Rankiem w piątek 18 października odbyła nagła konferencja PiS w Sejmie, na której głos zabrali Mariusz Błaszczak i Jarosław Kaczyński. Głównym tematem była polityka migracyjna oraz ochrona granicy. Co mówili?
- To, co jest przedstawiane jako sukces, jest wejściem na drogę, która będzie drogą do pogorszenia jakości życia obywateli - mówił były wicepremier.
Jak zwrócił wagę, z rządu dochodzą sprzeczne komunikaty: z jednej strony mówi się o zawieszeniu prawa do azylu, z drugiej zaś jest mowa o uproszczonych procedurach. W czasie konferencji Jarosław Kaczyński przywołał także rzekomą agresję migrantów w Warszawie. Jak powiedział, mają między innymi próbować wdzierać się do prywatnych mieszkań, a cała sytuacja ma być zatajana przez koalicję rządzącą. Przewiduje także, że niebawem podobnie może się dziać w całym kraju.
- Na razie mamy do czynienia ze zjawiskiem lokalnym, ale trzeba się spodziewać, że sytuacja będzie się rozszerzać i obejmie cały kraj - stwierdził. - My to odrzucamy i proponujemy test prawdziwych intencji. Tym testem jest jedyne, prawdziwe przeciwstawienie się temu, by Polska znalazła się w sytuacji zagrożenia bezpieczeństwa - dodał Jarosław Kaczyński.
Prezes PiS skrytykował także dokument "Odzyskać kontrolę. Zapewnić bezpieczeństwo" zawierający rządową strategię migracyjną w latach 2025-2030. Zwrócił uwagę, że nie zawarto w nim wypowiedzenia unijnego aktu migracyjnego i zapisów o chronię granicy polsko-niemieckiej.

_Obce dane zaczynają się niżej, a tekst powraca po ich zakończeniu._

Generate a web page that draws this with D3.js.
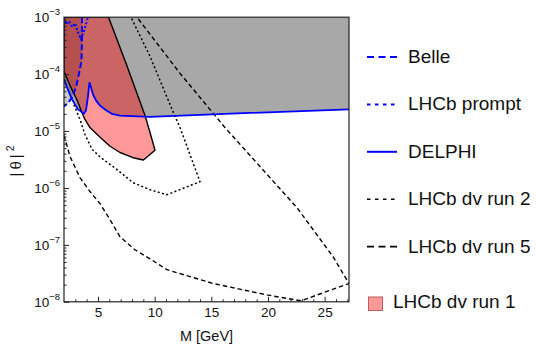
<!DOCTYPE html>
<html><head><meta charset="utf-8">
<script src="https://cdn.jsdelivr.net/npm/d3@7"></script>
<style>body{margin:0;background:#fff}svg{display:block;font-family:"Liberation Sans",Arial,sans-serif}</style>
</head><body><svg id="c" width="537" height="344"></svg>
<script>
// ---- data (M in GeV, |theta|^2) ----
const delphiM = [2.00,2.26,2.71,3.24,3.76,3.94,4.12,4.25,4.38,4.56,4.82,5.18,5.62,6.24,6.94,9.59,18.4,27.15];
const delphiTheta = [8.1e-5,5.9e-5,3.6e-5,2.4e-5,2.04e-5,2.3e-5,4.1e-5,7.2e-5,5.9e-5,4.4e-5,3.45e-5,2.8e-5,2.4e-5,2.0e-5,1.86e-5,1.78e-5,2.08e-5,2.4e-5];
const belleM = [3.59,3.59,3.54,3.32,3.06,2.71,2.35,2.00];
const belleTheta = [1e-3,4.1e-4,1.7e-4,1.0e-4,5.9e-5,3.9e-5,3.1e-5,2.7e-5];
const promptM = [2.0,2.18,2.44,2.71,2.97,3.24,3.50,3.76,3.94,4.12];
const promptTheta = [1e-3,7.5e-4,8.5e-4,6.7e-4,7.8e-4,5.4e-4,4.1e-4,5.7e-4,7.5e-4,1e-3];
const run1M = [2.0,5.93,7.47,9.15,9.59,10.03,9.01,8.09,6.94,6.06,5.18,4.29,3.85,3.59,3.15,2.53,2.0];
const run1Theta = [1e-3,1e-3,1.55e-4,1.88e-5,9.4e-6,4.6e-6,3.1e-6,3.4e-6,4.2e-6,5.4e-6,7.8e-6,1.15e-5,1.6e-5,2.1e-5,3.5e-5,6.3e-5,1.12e-4];
const run2M = [2.88,3.41,3.85,4.47,5.18,6.68,8.09,9.59,11.09,14.0,12.24,11.79,9.59,7.91];
const run2Theta = [2.9e-5,1.6e-5,8.7e-6,4.8e-6,3.5e-6,2.1e-6,1.24e-6,9.3e-7,7.6e-7,1.29e-6,1.15e-5,1.82e-5,2.05e-4,1e-3];
const run5M = [2.0,2.53,3.41,4.29,5.18,6.06,6.94,8.26,9.59,11.09,15.15,19.91,22.91,27.15,25.74,22.56,16.21,12.24,8.44];
const run5Theta = [8.4e-6,3.57e-6,1.52e-6,8.65e-7,5.3e-7,2.78e-7,1.39e-7,8.2e-8,5.7e-8,3.66e-8,2.1e-8,1.32e-8,1.04e-8,2.1e-8,6.2e-8,4.5e-7,1.15e-5,1.03e-4,1e-3];
const xTicks = [5,10,15,20,25];
const yTickExps = [-3,-4,-5,-6,-7,-8];
const legendLabels = ["Belle","LHCb prompt","DELPHI","LHCb dv run 2","LHCb dv run 5","LHCb dv run 1"];

// ---- layout ----
const L = 64, R = 349, T = 17.2, B = 301.8;
const x = d3.scaleLinear().domain([2, 27.15]).range([L, R]);
const y = d3.scaleLog().domain([1e-8, 1e-3]).range([B, T]);
const svg = d3.select("#c");
const pts = (m, t) => d3.zip(m, t);
const line = d3.line().x(d => x(d[0])).y(d => y(d[1]));
const blue = "#0000ff";

svg.append("defs").append("clipPath").attr("id","clip")
  .append("rect").attr("x",L).attr("y",T).attr("width",R-L).attr("height",B-T);
const g = svg.append("g").attr("clip-path","url(#clip)");

// regions
const delphiPts = pts(delphiM, delphiTheta);
g.append("path").attr("d", line([[2,1e-3], ...delphiPts, [27.15,1e-3]]) + "Z")
  .attr("fill","#000").attr("fill-opacity",0.34);
const bellePts = pts(belleM, belleTheta);
g.append("path").attr("d", line([...bellePts, [2,1e-3]]) + "Z")
  .attr("fill","#000").attr("fill-opacity",0.2);
g.append("path").attr("d", line(pts(run1M, run1Theta)) + "Z")
  .attr("fill","#ff0000").attr("fill-opacity",0.4)
  .attr("stroke","#000").attr("stroke-width",1.4).attr("stroke-linejoin","round");

// black contours
g.append("path").attr("d", line(pts(run2M, run2Theta))).attr("fill","none")
  .attr("stroke","#000").attr("stroke-width",1.5).attr("stroke-dasharray","2,2.4");
g.append("path").attr("d", line(pts(run5M, run5Theta))).attr("fill","none")
  .attr("stroke","#000").attr("stroke-width",1.4).attr("stroke-dasharray","4.5,3");

// blue curves
g.append("path").attr("d", line(bellePts)).attr("fill","none")
  .attr("stroke",blue).attr("stroke-width",2).attr("stroke-dasharray","6,3");
g.append("path").attr("d", line(pts(promptM, promptTheta))).attr("fill","none")
  .attr("stroke",blue).attr("stroke-width",2).attr("stroke-dasharray","2,2");
g.append("path").attr("d", line(delphiPts)).attr("fill","none")
  .attr("stroke",blue).attr("stroke-width",1.8);

// frame
svg.append("rect").attr("x",L).attr("y",T).attr("width",R-L).attr("height",B-T)
  .attr("fill","none").attr("stroke","#222").attr("stroke-width",1.2);

// x axis
const minorX = d3.range(3, 28).filter(v => v % 5 !== 0);
const xMinor = svg.append("g").attr("transform",`translate(0,${B})`)
  .call(d3.axisBottom(x).tickValues(minorX).tickSizeInner(-2.5).tickSizeOuter(0).tickFormat(""));
const xMajor = svg.append("g").attr("transform",`translate(0,${B})`)
  .call(d3.axisBottom(x).tickValues(xTicks).tickSizeInner(-5).tickSizeOuter(0).tickPadding(6));
[xMinor, xMajor].forEach(a => { a.select(".domain").remove(); a.selectAll("line").attr("stroke","#222"); });
xMajor.selectAll("text").attr("font-size","13.5px").attr("fill","#111")
  .attr("font-family","'Liberation Sans',Arial,sans-serif");

// y axis
const minorY = y.ticks().filter(v => Math.abs(Math.log10(v) - Math.round(Math.log10(v))) > 1e-6);
const yMinor = svg.append("g").attr("transform",`translate(${L},0)`)
  .call(d3.axisLeft(y).tickValues(minorY).tickSizeInner(-2.5).tickSizeOuter(0).tickFormat(""));
const yMajorVals = yTickExps.map(e => Math.pow(10, e));
const yMajor = svg.append("g").attr("transform",`translate(${L},0)`)
  .call(d3.axisLeft(y).tickValues(yMajorVals).tickSizeInner(-5).tickSizeOuter(0).tickFormat(""));
[yMinor, yMajor].forEach(a => { a.select(".domain").remove(); a.selectAll("line").attr("stroke","#222"); });
yTickExps.forEach(e => {
  const t = svg.append("text").attr("x", 60).attr("y", y(Math.pow(10,e)) + 4.7)
    .attr("text-anchor","end").attr("font-size","13.5px").attr("fill","#111");
  t.append("tspan").text("10");
  t.append("tspan").attr("dy",-6.5).attr("font-size","9.5px").text("\u2212" + Math.abs(e));
});

// axis titles
svg.append("text").attr("x",(L+R)/2).attr("y",340.5).attr("text-anchor","middle")
  .attr("font-size","14.5px").attr("fill","#111").text("M [GeV]");
const yt = svg.append("text").attr("transform","translate(21,161) rotate(-90)")
  .attr("text-anchor","middle").attr("font-size","15px").attr("fill","#111");
yt.append("tspan").text("|\u2009\u03B8\u2009|");
yt.append("tspan").attr("dy",-7).attr("dx",3).attr("font-size","10.5px").text("2");

// legend
const legStyles = [
  {stroke: blue, dash: "7,4.5", w: 2},
  {stroke: blue, dash: "3.5,4.5", w: 2},
  {stroke: blue, dash: null, w: 2},
  {stroke: "#000", dash: "3.5,4.5", w: 1.6},
  {stroke: "#000", dash: "7,4.5", w: 1.6}
];
legendLabels.forEach((lab, i) => {
  if (i < 5) {
    const ly = 57 + i * 47.4;
    const s = legStyles[i];
    const l = svg.append("line").attr("x1",367).attr("x2",397).attr("y1",ly).attr("y2",ly)
      .attr("stroke", s.stroke).attr("stroke-width", s.w);
    if (s.dash) l.attr("stroke-dasharray", s.dash);
    svg.append("text").attr("x",408).attr("y",ly + 6).attr("font-size","19px").attr("fill","#111").text(lab);
  } else {
    svg.append("rect").attr("x",368.5).attr("y",297).attr("width",14).attr("height",13.5)
      .attr("fill","#ff0000").attr("fill-opacity",0.4).attr("stroke","#b86060").attr("stroke-width",1);
    svg.append("text").attr("x",393).attr("y",307.5).attr("font-size","19px").attr("fill","#111").text(lab);
  }
});
</script></body></html>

- Jest sporo na temat przystosowania naszego społeczeństwa do obecności migrantów, uproszczenia procedur legalizacyjnych i stworzenia 49 centrów dla imigrantów - wyjaśniał. Zdaniem prezesa PiS rządowa propozycja nie rozwiązuje problemów z migracją. Można to potraktować jako dokument, który przygotowuje w Polsce wprowadzenie polityki multi-kulti i paktu migracyjnego - powiedział.